Sometimes, I get so fixated on a random person in my life to the point where I trick myself into thinking they're what I need. I think it's mostly my infatuation with the idea of it. Also, I'm a writer of multiple muses, so it's only natural that I don't often feel any real attachment to just one person. Or at least, that's how all the greats have lived out their lives.
Besides that, I don't usually feel like anyone's good enough because I'm so withdrawn & I was once so insecure. It was pitiful.


But honestly...I adore the feeling. The high I get when I've tricked myself yet again. And that is what fuels my desire to truly fall for someone. Like all humans, my lascivious ways can consume me at more times than others. And I think that it may be fueled by loneliness.
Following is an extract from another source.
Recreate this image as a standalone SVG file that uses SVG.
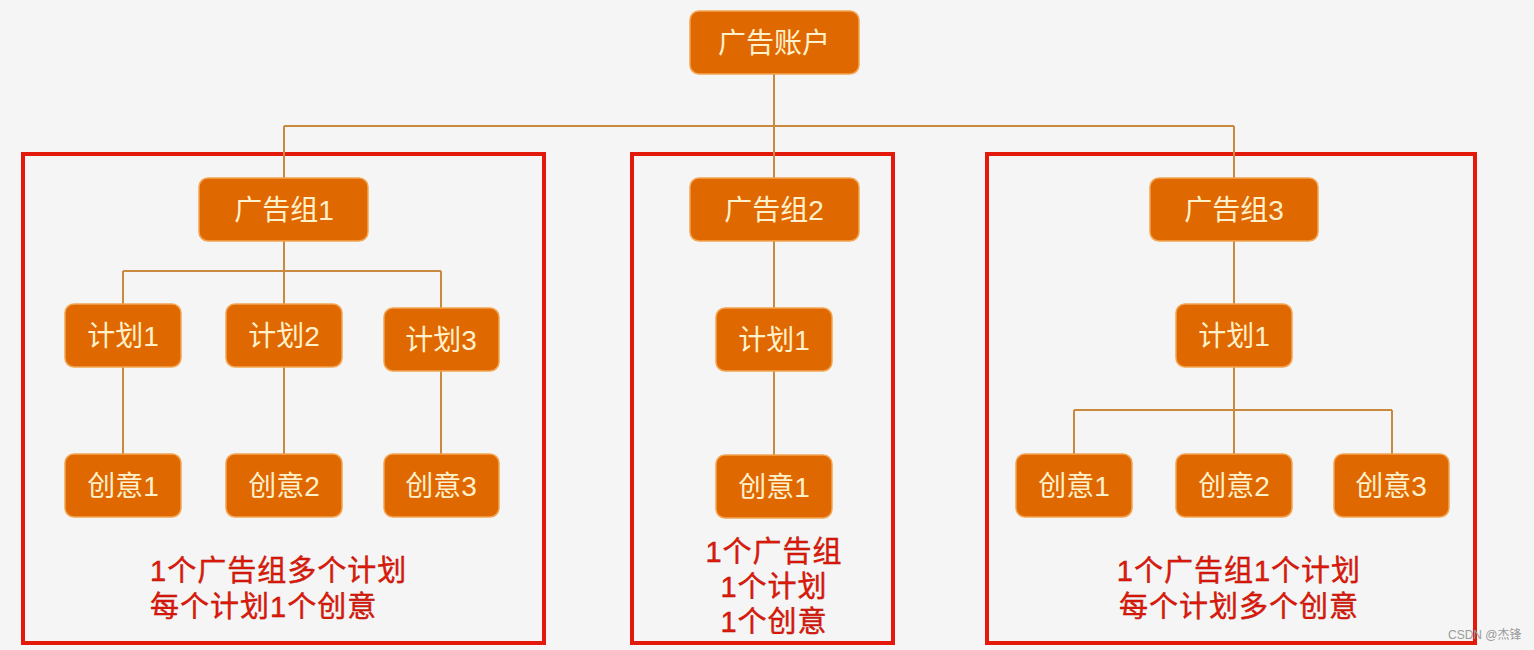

But that's for another day ;)

So basically I'm nearing the point where I think that I'm in love with my god-brother but I'm factually speaking probably not. And my sometimes affections for him are fueled by a confusing child and now, that minuscule desire in the back of my mind about wanting to fuck him senseless has manifested into something strange, a little beyond my control, and somewhere despite the inner feelings of lowness and disgust...my own delight.

Saturday, March 16, 2013

Trance

Thinking, thinking, thinking.
Sinking, sinking, sinking.
Is this where it ends for me, in this light?
I tried to be okay. I thought I'd be alright.

I don't know what's happening. Nobody would listen.
And now alone I'm stranded...so I rebuild from there.